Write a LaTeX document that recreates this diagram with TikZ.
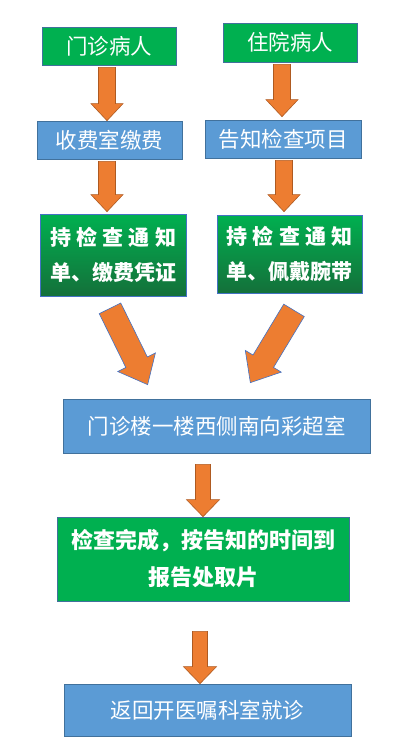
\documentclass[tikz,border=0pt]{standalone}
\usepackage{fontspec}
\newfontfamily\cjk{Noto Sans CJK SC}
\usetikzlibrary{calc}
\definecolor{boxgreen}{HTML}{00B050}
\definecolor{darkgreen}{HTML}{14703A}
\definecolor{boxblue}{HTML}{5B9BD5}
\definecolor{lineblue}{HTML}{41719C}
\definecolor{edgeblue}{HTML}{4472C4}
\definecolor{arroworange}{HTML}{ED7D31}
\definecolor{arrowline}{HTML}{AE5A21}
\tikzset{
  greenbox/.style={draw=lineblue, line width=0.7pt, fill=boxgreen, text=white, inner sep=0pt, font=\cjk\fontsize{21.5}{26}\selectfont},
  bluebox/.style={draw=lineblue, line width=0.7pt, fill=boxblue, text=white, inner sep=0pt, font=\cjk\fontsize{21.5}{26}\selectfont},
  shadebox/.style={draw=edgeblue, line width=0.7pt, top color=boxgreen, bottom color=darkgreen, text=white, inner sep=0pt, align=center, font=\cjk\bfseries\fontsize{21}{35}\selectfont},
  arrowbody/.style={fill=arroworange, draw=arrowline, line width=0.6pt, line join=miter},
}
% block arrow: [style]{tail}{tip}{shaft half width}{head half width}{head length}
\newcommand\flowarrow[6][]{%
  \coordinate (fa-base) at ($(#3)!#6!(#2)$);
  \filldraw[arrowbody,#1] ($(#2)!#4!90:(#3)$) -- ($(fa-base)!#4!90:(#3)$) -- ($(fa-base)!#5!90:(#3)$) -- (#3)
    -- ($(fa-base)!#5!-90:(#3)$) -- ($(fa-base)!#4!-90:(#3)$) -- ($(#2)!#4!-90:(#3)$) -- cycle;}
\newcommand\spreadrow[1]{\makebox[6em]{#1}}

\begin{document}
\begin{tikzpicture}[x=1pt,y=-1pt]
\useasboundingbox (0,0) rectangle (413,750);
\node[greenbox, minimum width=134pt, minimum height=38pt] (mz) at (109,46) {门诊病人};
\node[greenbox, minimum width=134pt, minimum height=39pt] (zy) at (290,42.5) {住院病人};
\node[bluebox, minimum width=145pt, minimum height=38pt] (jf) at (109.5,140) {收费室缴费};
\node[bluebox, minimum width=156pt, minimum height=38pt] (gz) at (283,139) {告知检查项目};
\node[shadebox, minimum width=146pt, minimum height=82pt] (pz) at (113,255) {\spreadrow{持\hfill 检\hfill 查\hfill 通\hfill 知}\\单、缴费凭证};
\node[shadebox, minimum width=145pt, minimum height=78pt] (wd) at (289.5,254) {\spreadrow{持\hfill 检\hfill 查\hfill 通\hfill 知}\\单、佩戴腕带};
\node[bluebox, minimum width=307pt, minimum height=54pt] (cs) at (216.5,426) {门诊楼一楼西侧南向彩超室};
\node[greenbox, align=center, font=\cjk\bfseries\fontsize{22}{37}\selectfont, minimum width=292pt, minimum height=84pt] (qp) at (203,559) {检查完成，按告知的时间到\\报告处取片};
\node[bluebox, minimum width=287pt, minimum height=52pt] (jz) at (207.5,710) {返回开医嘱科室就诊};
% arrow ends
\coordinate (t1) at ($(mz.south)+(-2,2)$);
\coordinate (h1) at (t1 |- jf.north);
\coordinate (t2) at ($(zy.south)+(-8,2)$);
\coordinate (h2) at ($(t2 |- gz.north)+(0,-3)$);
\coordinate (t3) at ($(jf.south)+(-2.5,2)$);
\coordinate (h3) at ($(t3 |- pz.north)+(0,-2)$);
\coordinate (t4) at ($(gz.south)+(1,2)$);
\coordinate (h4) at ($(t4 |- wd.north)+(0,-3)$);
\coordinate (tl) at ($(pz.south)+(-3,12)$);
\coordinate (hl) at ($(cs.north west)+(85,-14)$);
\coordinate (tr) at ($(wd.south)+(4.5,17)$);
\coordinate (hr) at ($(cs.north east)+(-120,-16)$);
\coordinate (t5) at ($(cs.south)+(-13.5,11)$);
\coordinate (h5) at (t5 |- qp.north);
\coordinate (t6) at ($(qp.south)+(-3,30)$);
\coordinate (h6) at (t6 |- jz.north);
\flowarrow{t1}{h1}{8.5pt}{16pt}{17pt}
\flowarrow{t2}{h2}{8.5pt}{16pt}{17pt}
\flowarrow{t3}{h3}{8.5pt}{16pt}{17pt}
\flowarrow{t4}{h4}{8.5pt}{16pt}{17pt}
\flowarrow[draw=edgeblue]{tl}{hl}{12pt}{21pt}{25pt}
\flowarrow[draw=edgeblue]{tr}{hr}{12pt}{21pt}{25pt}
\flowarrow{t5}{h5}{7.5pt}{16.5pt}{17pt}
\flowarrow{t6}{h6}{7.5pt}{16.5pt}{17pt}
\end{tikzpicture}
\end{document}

----------

WHAT NEEDS TO BE DONE: Copy every line of the data exactly as written, excluding the pictures.

IN RESPONSE:
Write a LaTeX document that recreates this diagram with TikZ.
\documentclass[tikz,border=0pt]{standalone}
\usepackage{fontspec}
\newfontfamily\cjk{Noto Sans CJK SC}
\usetikzlibrary{calc}
\definecolor{boxgreen}{HTML}{00B050}
\definecolor{darkgreen}{HTML}{14703A}
\definecolor{boxblue}{HTML}{5B9BD5}
\definecolor{lineblue}{HTML}{41719C}
\definecolor{edgeblue}{HTML}{4472C4}
\definecolor{arroworange}{HTML}{ED7D31}
\definecolor{arrowline}{HTML}{AE5A21}
\tikzset{
  greenbox/.style={draw=lineblue, line width=0.7pt, fill=boxgreen, text=white, inner sep=0pt, font=\cjk\fontsize{21.5}{26}\selectfont},
  bluebox/.style={draw=lineblue, line width=0.7pt, fill=boxblue, text=white, inner sep=0pt, font=\cjk\fontsize{21.5}{26}\selectfont},
  shadebox/.style={draw=edgeblue, line width=0.7pt, top color=boxgreen, bottom color=darkgreen, text=white, inner sep=0pt, align=center, font=\cjk\bfseries\fontsize{21}{35}\selectfont},
  arrowbody/.style={fill=arroworange, draw=arrowline, line width=0.6pt, line join=miter},
}
% block arrow: [style]{tail}{tip}{shaft half width}{head half width}{head length}
\newcommand\flowarrow[6][]{%
  \coordinate (fa-base) at ($(#3)!#6!(#2)$);
  \filldraw[arrowbody,#1] ($(#2)!#4!90:(#3)$) -- ($(fa-base)!#4!90:(#3)$) -- ($(fa-base)!#5!90:(#3)$) -- (#3)
    -- ($(fa-base)!#5!-90:(#3)$) -- ($(fa-base)!#4!-90:(#3)$) -- ($(#2)!#4!-90:(#3)$) -- cycle;}
\newcommand\spreadrow[1]{\makebox[6em]{#1}}

\begin{document}
\begin{tikzpicture}[x=1pt,y=-1pt]
\useasboundingbox (0,0) rectangle (413,750);
\node[greenbox, minimum width=134pt, minimum height=38pt] (mz) at (109,46) {门诊病人};
\node[greenbox, minimum width=134pt, minimum height=39pt] (zy) at (290,42.5) {住院病人};
\node[bluebox, minimum width=145pt, minimum height=38pt] (jf) at (109.5,140) {收费室缴费};
\node[bluebox, minimum width=156pt, minimum height=38pt] (gz) at (283,139) {告知检查项目};
\node[shadebox, minimum width=146pt, minimum height=82pt] (pz) at (113,255) {\spreadrow{持\hfill 检\hfill 查\hfill 通\hfill 知}\\单、缴费凭证};
\node[shadebox, minimum width=145pt, minimum height=78pt] (wd) at (289.5,254) {\spreadrow{持\hfill 检\hfill 查\hfill 通\hfill 知}\\单、佩戴腕带};
\node[bluebox, minimum width=307pt, minimum height=54pt] (cs) at (216.5,426) {门诊楼一楼西侧南向彩超室};
\node[greenbox, align=center, font=\cjk\bfseries\fontsize{22}{37}\selectfont, minimum width=292pt, minimum height=84pt] (qp) at (203,559) {检查完成，按告知的时间到\\报告处取片};
\node[bluebox, minimum width=287pt, minimum height=52pt] (jz) at (207.5,710) {返回开医嘱科室就诊};
% arrow ends
\coordinate (t1) at ($(mz.south)+(-2,2)$);
\coordinate (h1) at (t1 |- jf.north);
\coordinate (t2) at ($(zy.south)+(-8,2)$);
\coordinate (h2) at ($(t2 |- gz.north)+(0,-3)$);
\coordinate (t3) at ($(jf.south)+(-2.5,2)$);
\coordinate (h3) at ($(t3 |- pz.north)+(0,-2)$);
\coordinate (t4) at ($(gz.south)+(1,2)$);
\coordinate (h4) at ($(t4 |- wd.north)+(0,-3)$);
\coordinate (tl) at ($(pz.south)+(-3,12)$);
\coordinate (hl) at ($(cs.north west)+(85,-14)$);
\coordinate (tr) at ($(wd.south)+(4.5,17)$);
\coordinate (hr) at ($(cs.north east)+(-120,-16)$);
\coordinate (t5) at ($(cs.south)+(-13.5,11)$);
\coordinate (h5) at (t5 |- qp.north);
\coordinate (t6) at ($(qp.south)+(-3,30)$);
\coordinate (h6) at (t6 |- jz.north);
\flowarrow{t1}{h1}{8.5pt}{16pt}{17pt}
\flowarrow{t2}{h2}{8.5pt}{16pt}{17pt}
\flowarrow{t3}{h3}{8.5pt}{16pt}{17pt}
\flowarrow{t4}{h4}{8.5pt}{16pt}{17pt}
\flowarrow[draw=edgeblue]{tl}{hl}{12pt}{21pt}{25pt}
\flowarrow[draw=edgeblue]{tr}{hr}{12pt}{21pt}{25pt}
\flowarrow{t5}{h5}{7.5pt}{16.5pt}{17pt}
\flowarrow{t6}{h6}{7.5pt}{16.5pt}{17pt}
\end{tikzpicture}
\end{document}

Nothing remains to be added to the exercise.